- [Dataset excerpts]

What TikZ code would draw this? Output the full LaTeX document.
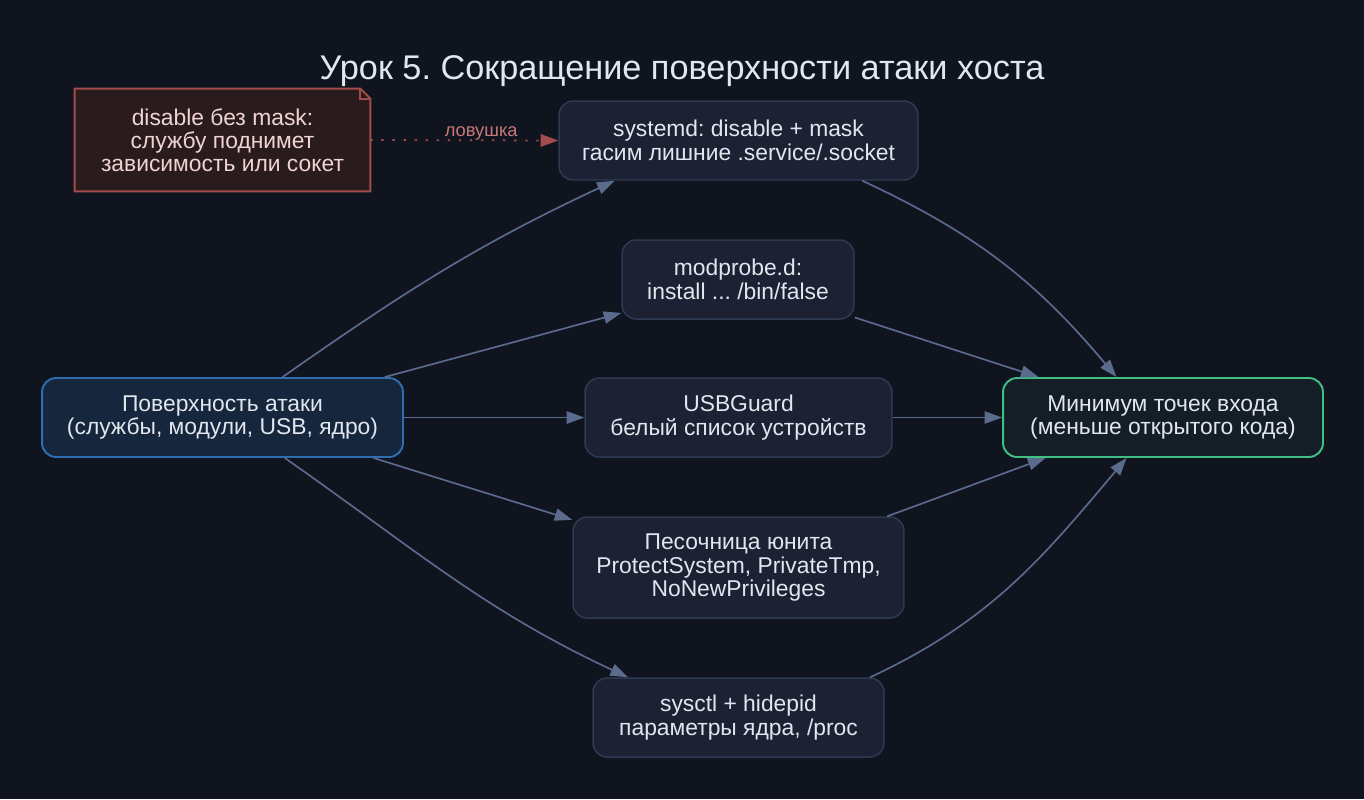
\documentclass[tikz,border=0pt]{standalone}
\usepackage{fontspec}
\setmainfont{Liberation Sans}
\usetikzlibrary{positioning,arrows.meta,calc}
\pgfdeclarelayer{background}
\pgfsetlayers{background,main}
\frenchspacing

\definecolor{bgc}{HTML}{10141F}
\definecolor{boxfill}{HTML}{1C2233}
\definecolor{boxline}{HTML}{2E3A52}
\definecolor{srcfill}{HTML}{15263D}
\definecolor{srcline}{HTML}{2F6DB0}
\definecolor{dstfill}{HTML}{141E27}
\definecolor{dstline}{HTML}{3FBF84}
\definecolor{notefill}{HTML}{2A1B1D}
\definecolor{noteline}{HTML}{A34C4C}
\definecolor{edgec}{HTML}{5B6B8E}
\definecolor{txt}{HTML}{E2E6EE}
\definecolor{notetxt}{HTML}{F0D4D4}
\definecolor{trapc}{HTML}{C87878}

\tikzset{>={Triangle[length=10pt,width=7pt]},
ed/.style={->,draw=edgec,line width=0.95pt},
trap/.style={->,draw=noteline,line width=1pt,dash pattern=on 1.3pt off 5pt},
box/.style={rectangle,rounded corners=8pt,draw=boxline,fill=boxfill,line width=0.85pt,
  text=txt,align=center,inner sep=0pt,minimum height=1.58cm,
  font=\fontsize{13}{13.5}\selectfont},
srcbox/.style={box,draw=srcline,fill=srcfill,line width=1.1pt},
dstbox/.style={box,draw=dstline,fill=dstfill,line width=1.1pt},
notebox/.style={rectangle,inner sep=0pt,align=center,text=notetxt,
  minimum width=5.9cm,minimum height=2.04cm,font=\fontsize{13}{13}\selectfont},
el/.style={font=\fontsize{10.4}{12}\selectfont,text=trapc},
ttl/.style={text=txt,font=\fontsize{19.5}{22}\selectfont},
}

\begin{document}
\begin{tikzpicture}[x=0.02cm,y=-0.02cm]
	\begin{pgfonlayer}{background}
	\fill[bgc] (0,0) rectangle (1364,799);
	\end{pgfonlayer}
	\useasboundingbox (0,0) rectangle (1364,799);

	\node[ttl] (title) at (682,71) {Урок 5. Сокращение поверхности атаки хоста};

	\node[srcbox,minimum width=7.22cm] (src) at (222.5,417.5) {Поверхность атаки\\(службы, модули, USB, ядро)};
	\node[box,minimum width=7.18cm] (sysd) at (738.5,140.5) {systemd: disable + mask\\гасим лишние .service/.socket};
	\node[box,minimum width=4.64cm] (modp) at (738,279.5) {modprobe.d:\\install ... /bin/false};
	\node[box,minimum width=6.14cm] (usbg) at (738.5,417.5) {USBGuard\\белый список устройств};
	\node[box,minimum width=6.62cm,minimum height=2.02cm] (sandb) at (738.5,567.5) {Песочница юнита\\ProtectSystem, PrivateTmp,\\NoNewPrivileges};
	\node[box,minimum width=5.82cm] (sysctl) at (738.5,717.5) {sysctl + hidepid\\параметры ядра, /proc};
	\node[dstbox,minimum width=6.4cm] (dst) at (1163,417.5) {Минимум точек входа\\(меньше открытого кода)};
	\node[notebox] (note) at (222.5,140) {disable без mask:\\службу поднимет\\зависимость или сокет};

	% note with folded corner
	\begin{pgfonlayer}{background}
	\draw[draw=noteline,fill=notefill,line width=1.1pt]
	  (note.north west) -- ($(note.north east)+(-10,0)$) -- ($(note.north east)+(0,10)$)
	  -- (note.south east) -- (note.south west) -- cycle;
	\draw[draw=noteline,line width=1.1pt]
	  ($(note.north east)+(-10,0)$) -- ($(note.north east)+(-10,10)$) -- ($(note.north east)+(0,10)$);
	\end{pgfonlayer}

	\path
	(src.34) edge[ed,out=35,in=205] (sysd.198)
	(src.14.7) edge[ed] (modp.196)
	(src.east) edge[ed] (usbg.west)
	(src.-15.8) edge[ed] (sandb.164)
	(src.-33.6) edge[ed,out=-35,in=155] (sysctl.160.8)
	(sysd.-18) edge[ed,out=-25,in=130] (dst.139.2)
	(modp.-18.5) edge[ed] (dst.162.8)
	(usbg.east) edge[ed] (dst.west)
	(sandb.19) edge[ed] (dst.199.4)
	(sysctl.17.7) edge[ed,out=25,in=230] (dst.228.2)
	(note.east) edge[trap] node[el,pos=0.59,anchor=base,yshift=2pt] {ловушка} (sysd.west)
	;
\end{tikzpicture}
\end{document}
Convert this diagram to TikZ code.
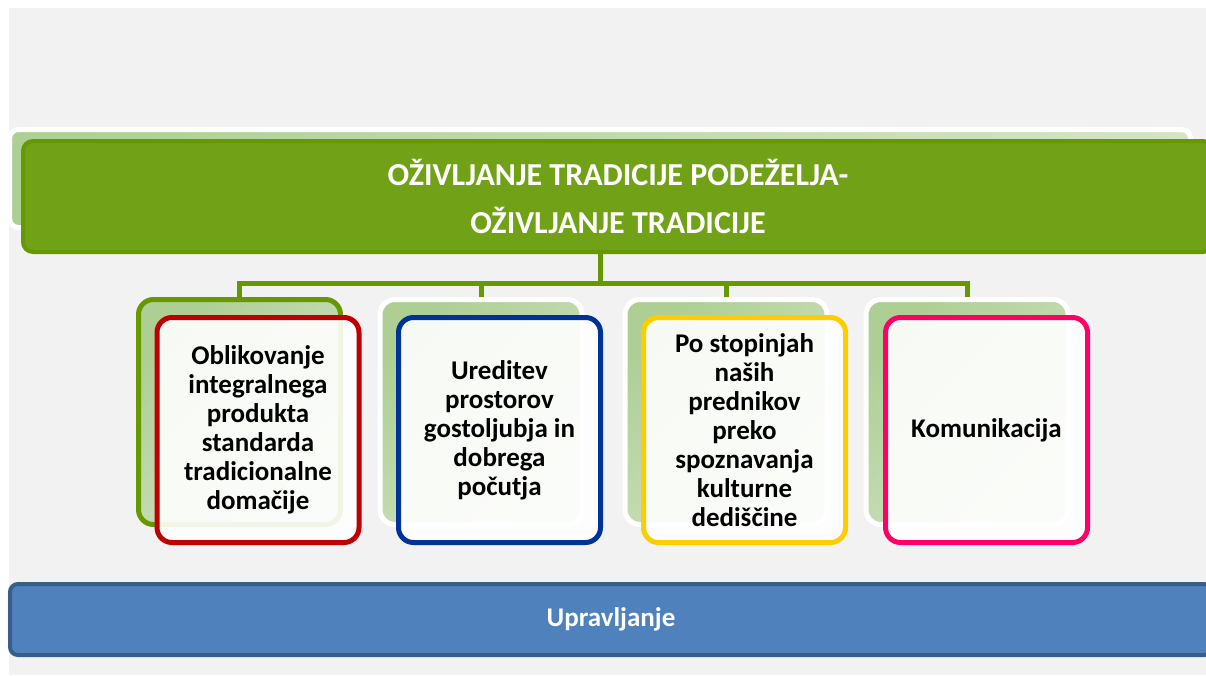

- [Aim of the exercise]
Repeat every record above exactly, but leave out any pictures.

- [Answer for the task]
What TikZ code would draw this? Output the full LaTeX document.
\documentclass[tikz,border=0pt]{standalone}
\usepackage{fontspec}
\setmainfont{Liberation Sans}
\usetikzlibrary{positioning,arrows.meta,calc}
\pgfdeclarelayer{background}
\pgfsetlayers{background,main}
\frenchspacing

\definecolor{bgc}{HTML}{10141F}
\definecolor{boxfill}{HTML}{1C2233}
\definecolor{boxline}{HTML}{2E3A52}
\definecolor{srcfill}{HTML}{15263D}
\definecolor{srcline}{HTML}{2F6DB0}
\definecolor{dstfill}{HTML}{141E27}
\definecolor{dstline}{HTML}{3FBF84}
\definecolor{notefill}{HTML}{2A1B1D}
\definecolor{noteline}{HTML}{A34C4C}
\definecolor{edgec}{HTML}{5B6B8E}
\definecolor{txt}{HTML}{E2E6EE}
\definecolor{notetxt}{HTML}{F0D4D4}
\definecolor{trapc}{HTML}{C87878}

\tikzset{>={Triangle[length=10pt,width=7pt]},
ed/.style={->,draw=edgec,line width=0.95pt},
trap/.style={->,draw=noteline,line width=1pt,dash pattern=on 1.3pt off 5pt},
box/.style={rectangle,rounded corners=8pt,draw=boxline,fill=boxfill,line width=0.85pt,
  text=txt,align=center,inner sep=0pt,minimum height=1.58cm,
  font=\fontsize{13}{13.5}\selectfont},
srcbox/.style={box,draw=srcline,fill=srcfill,line width=1.1pt},
dstbox/.style={box,draw=dstline,fill=dstfill,line width=1.1pt},
notebox/.style={rectangle,inner sep=0pt,align=center,text=notetxt,
  minimum width=5.9cm,minimum height=2.04cm,font=\fontsize{13}{13}\selectfont},
el/.style={font=\fontsize{10.4}{12}\selectfont,text=trapc},
ttl/.style={text=txt,font=\fontsize{19.5}{22}\selectfont},
}

\begin{document}
\begin{tikzpicture}[x=0.02cm,y=-0.02cm]
	\begin{pgfonlayer}{background}
	\fill[bgc] (0,0) rectangle (1364,799);
	\end{pgfonlayer}
	\useasboundingbox (0,0) rectangle (1364,799);

	\node[ttl] (title) at (682,71) {Урок 5. Сокращение поверхности атаки хоста};

	\node[srcbox,minimum width=7.22cm] (src) at (222.5,417.5) {Поверхность атаки\\(службы, модули, USB, ядро)};
	\node[box,minimum width=7.18cm] (sysd) at (738.5,140.5) {systemd: disable + mask\\гасим лишние .service/.socket};
	\node[box,minimum width=4.64cm] (modp) at (738,279.5) {modprobe.d:\\install ... /bin/false};
	\node[box,minimum width=6.14cm] (usbg) at (738.5,417.5) {USBGuard\\белый список устройств};
	\node[box,minimum width=6.62cm,minimum height=2.02cm] (sandb) at (738.5,567.5) {Песочница юнита\\ProtectSystem, PrivateTmp,\\NoNewPrivileges};
	\node[box,minimum width=5.82cm] (sysctl) at (738.5,717.5) {sysctl + hidepid\\параметры ядра, /proc};
	\node[dstbox,minimum width=6.4cm] (dst) at (1163,417.5) {Минимум точек входа\\(меньше открытого кода)};
	\node[notebox] (note) at (222.5,140) {disable без mask:\\службу поднимет\\зависимость или сокет};

	% note with folded corner
	\begin{pgfonlayer}{background}
	\draw[draw=noteline,fill=notefill,line width=1.1pt]
	  (note.north west) -- ($(note.north east)+(-10,0)$) -- ($(note.north east)+(0,10)$)
	  -- (note.south east) -- (note.south west) -- cycle;
	\draw[draw=noteline,line width=1.1pt]
	  ($(note.north east)+(-10,0)$) -- ($(note.north east)+(-10,10)$) -- ($(note.north east)+(0,10)$);
	\end{pgfonlayer}

	\path
	(src.34) edge[ed,out=35,in=205] (sysd.198)
	(src.14.7) edge[ed] (modp.196)
	(src.east) edge[ed] (usbg.west)
	(src.-15.8) edge[ed] (sandb.164)
	(src.-33.6) edge[ed,out=-35,in=155] (sysctl.160.8)
	(sysd.-18) edge[ed,out=-25,in=130] (dst.139.2)
	(modp.-18.5) edge[ed] (dst.162.8)
	(usbg.east) edge[ed] (dst.west)
	(sandb.19) edge[ed] (dst.199.4)
	(sysctl.17.7) edge[ed,out=25,in=230] (dst.228.2)
	(note.east) edge[trap] node[el,pos=0.59,anchor=base,yshift=2pt] {ловушка} (sysd.west)
	;
\end{tikzpicture}
\end{document}
Convert this diagram to TikZ code.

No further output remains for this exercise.